Written problem →
Reproduce the data below in full and exclude every picture.

>> begin

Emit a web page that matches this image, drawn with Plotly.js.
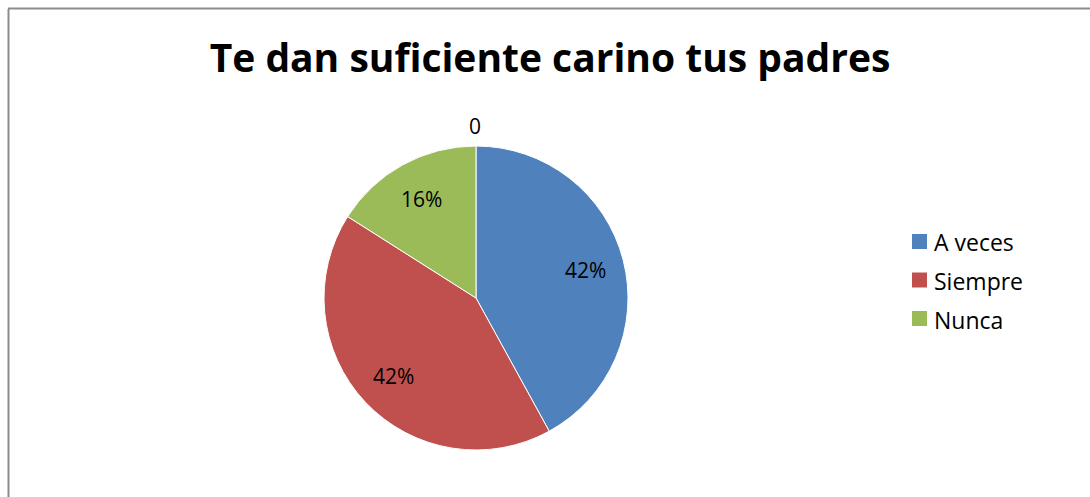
<!DOCTYPE html>
<html>
<head>
<meta charset="utf-8">
<script src="https://cdn.plot.ly/plotly-3.0.1.min.js"></script>
<style>
html,body{margin:0;padding:0;background:#fff;}
#chart{width:1090px;height:497px;}
</style>
</head>
<body>
<div id="chart"></div>
<script>
const categories = ["A veces", "Siempre", "Nunca"];
const values = [42, 42, 16];
const colors = ["#4F81BD", "#C0504D", "#9BBB59"];
const titleText = "Te dan suficiente carino tus padres";
const extraLabel = "0";

const W = 1090, H = 497;
const px = x => x / W;
const py = y => 1 - y / H;
const FONT = "'Open Sans', Lato, sans-serif";

// pie geometry (pixels)
const cx = 476, cy = 298, R = 152;
const labelR = 0.745;

const trace = {
  type: "pie",
  labels: categories,
  values: values,
  sort: false,
  direction: "clockwise",
  rotation: 0,
  marker: {colors: colors, line: {color: "#ffffff", width: 1}},
  textinfo: "none",
  domain: {x: [px(cx - R), px(cx + R)], y: [py(cy + R), py(cy - R)]},
  hoverinfo: "label+percent",
  showlegend: false
};

const total = values.reduce((a, b) => a + b, 0);
const annotations = [];
let cum = 0;
values.forEach((v, i) => {
  const mid = (cum + v / 2) / total * 2 * Math.PI;
  cum += v;
  const x = cx + labelR * R * Math.sin(mid);
  const y = cy - labelR * R * Math.cos(mid);
  annotations.push({
    text: Math.round(v / total * 100) + "%",
    xref: "paper", yref: "paper", x: px(x), y: py(y),
    xanchor: "center", yanchor: "middle", showarrow: false,
    font: {family: FONT, size: 21, color: "#000"}
  });
});
annotations.push({
  text: extraLabel, xref: "paper", yref: "paper",
  x: px(475), y: py(126), xanchor: "center", yanchor: "middle",
  showarrow: false, font: {family: FONT, size: 21, color: "#000"}
});

// legend (built from categories/colors)
const legX = 912, legSq = 15, legY0 = 241.5, legStep = 38.5;
const shapes = [
  {type: "line", xref: "paper", yref: "paper", x0: px(8.5), x1: px(8.5), y0: py(9), y1: 0, line: {color: "#8c8c8c", width: 2}},
  {type: "line", xref: "paper", yref: "paper", x0: px(8), x1: 1, y0: py(8.5), y1: py(8.5), line: {color: "#8c8c8c", width: 2}}
];
categories.forEach((c, i) => {
  const yc = legY0 + i * legStep;
  shapes.push({
    type: "rect", xref: "paper", yref: "paper",
    x0: px(legX), x1: px(legX + legSq), y0: py(yc + legSq / 2), y1: py(yc - legSq / 2),
    fillcolor: colors[i], line: {width: 0}
  });
  annotations.push({
    text: c, xref: "paper", yref: "paper", x: px(legX + 20), y: py(yc + 1),
    xanchor: "left", yanchor: "middle", showarrow: false,
    font: {family: FONT, size: 23, color: "#000"}
  });
});

const layout = {
  width: W, height: H,
  margin: {l: 0, r: 0, t: 0, b: 0},
  paper_bgcolor: "#fff",
  showlegend: false,
  title: {
    text: "<b>" + titleText + "</b>",
    x: px(550), xanchor: "center",
    y: py(58), yanchor: "middle",
    font: {family: FONT, size: 39, color: "#000"}
  },
  annotations: annotations,
  shapes: shapes
};

Plotly.newPlot("chart", [trace], layout, {displayModeBar: false, staticPlot: true});
</script>
</body>
</html>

>> end

Response to the exercise →
Emit a web page that matches this image, drawn with Plotly.js.
<!DOCTYPE html>
<html>
<head>
<meta charset="utf-8">
<script src="https://cdn.plot.ly/plotly-3.0.1.min.js"></script>
<style>
html,body{margin:0;padding:0;background:#fff;}
#chart{width:1090px;height:497px;}
</style>
</head>
<body>
<div id="chart"></div>
<script>
const categories = ["A veces", "Siempre", "Nunca"];
const values = [42, 42, 16];
const colors = ["#4F81BD", "#C0504D", "#9BBB59"];
const titleText = "Te dan suficiente carino tus padres";
const extraLabel = "0";

const W = 1090, H = 497;
const px = x => x / W;
const py = y => 1 - y / H;
const FONT = "'Open Sans', Lato, sans-serif";

// pie geometry (pixels)
const cx = 476, cy = 298, R = 152;
const labelR = 0.745;

const trace = {
  type: "pie",
  labels: categories,
  values: values,
  sort: false,
  direction: "clockwise",
  rotation: 0,
  marker: {colors: colors, line: {color: "#ffffff", width: 1}},
  textinfo: "none",
  domain: {x: [px(cx - R), px(cx + R)], y: [py(cy + R), py(cy - R)]},
  hoverinfo: "label+percent",
  showlegend: false
};

const total = values.reduce((a, b) => a + b, 0);
const annotations = [];
let cum = 0;
values.forEach((v, i) => {
  const mid = (cum + v / 2) / total * 2 * Math.PI;
  cum += v;
  const x = cx + labelR * R * Math.sin(mid);
  const y = cy - labelR * R * Math.cos(mid);
  annotations.push({
    text: Math.round(v / total * 100) + "%",
    xref: "paper", yref: "paper", x: px(x), y: py(y),
    xanchor: "center", yanchor: "middle", showarrow: false,
    font: {family: FONT, size: 21, color: "#000"}
  });
});
annotations.push({
  text: extraLabel, xref: "paper", yref: "paper",
  x: px(475), y: py(126), xanchor: "center", yanchor: "middle",
  showarrow: false, font: {family: FONT, size: 21, color: "#000"}
});

// legend (built from categories/colors)
const legX = 912, legSq = 15, legY0 = 241.5, legStep = 38.5;
const shapes = [
  {type: "line", xref: "paper", yref: "paper", x0: px(8.5), x1: px(8.5), y0: py(9), y1: 0, line: {color: "#8c8c8c", width: 2}},
  {type: "line", xref: "paper", yref: "paper", x0: px(8), x1: 1, y0: py(8.5), y1: py(8.5), line: {color: "#8c8c8c", width: 2}}
];
categories.forEach((c, i) => {
  const yc = legY0 + i * legStep;
  shapes.push({
    type: "rect", xref: "paper", yref: "paper",
    x0: px(legX), x1: px(legX + legSq), y0: py(yc + legSq / 2), y1: py(yc - legSq / 2),
    fillcolor: colors[i], line: {width: 0}
  });
  annotations.push({
    text: c, xref: "paper", yref: "paper", x: px(legX + 20), y: py(yc + 1),
    xanchor: "left", yanchor: "middle", showarrow: false,
    font: {family: FONT, size: 23, color: "#000"}
  });
});

const layout = {
  width: W, height: H,
  margin: {l: 0, r: 0, t: 0, b: 0},
  paper_bgcolor: "#fff",
  showlegend: false,
  title: {
    text: "<b>" + titleText + "</b>",
    x: px(550), xanchor: "center",
    y: py(58), yanchor: "middle",
    font: {family: FONT, size: 39, color: "#000"}
  },
  annotations: annotations,
  shapes: shapes
};

Plotly.newPlot("chart", [trace], layout, {displayModeBar: false, staticPlot: true});
</script>
</body>
</html>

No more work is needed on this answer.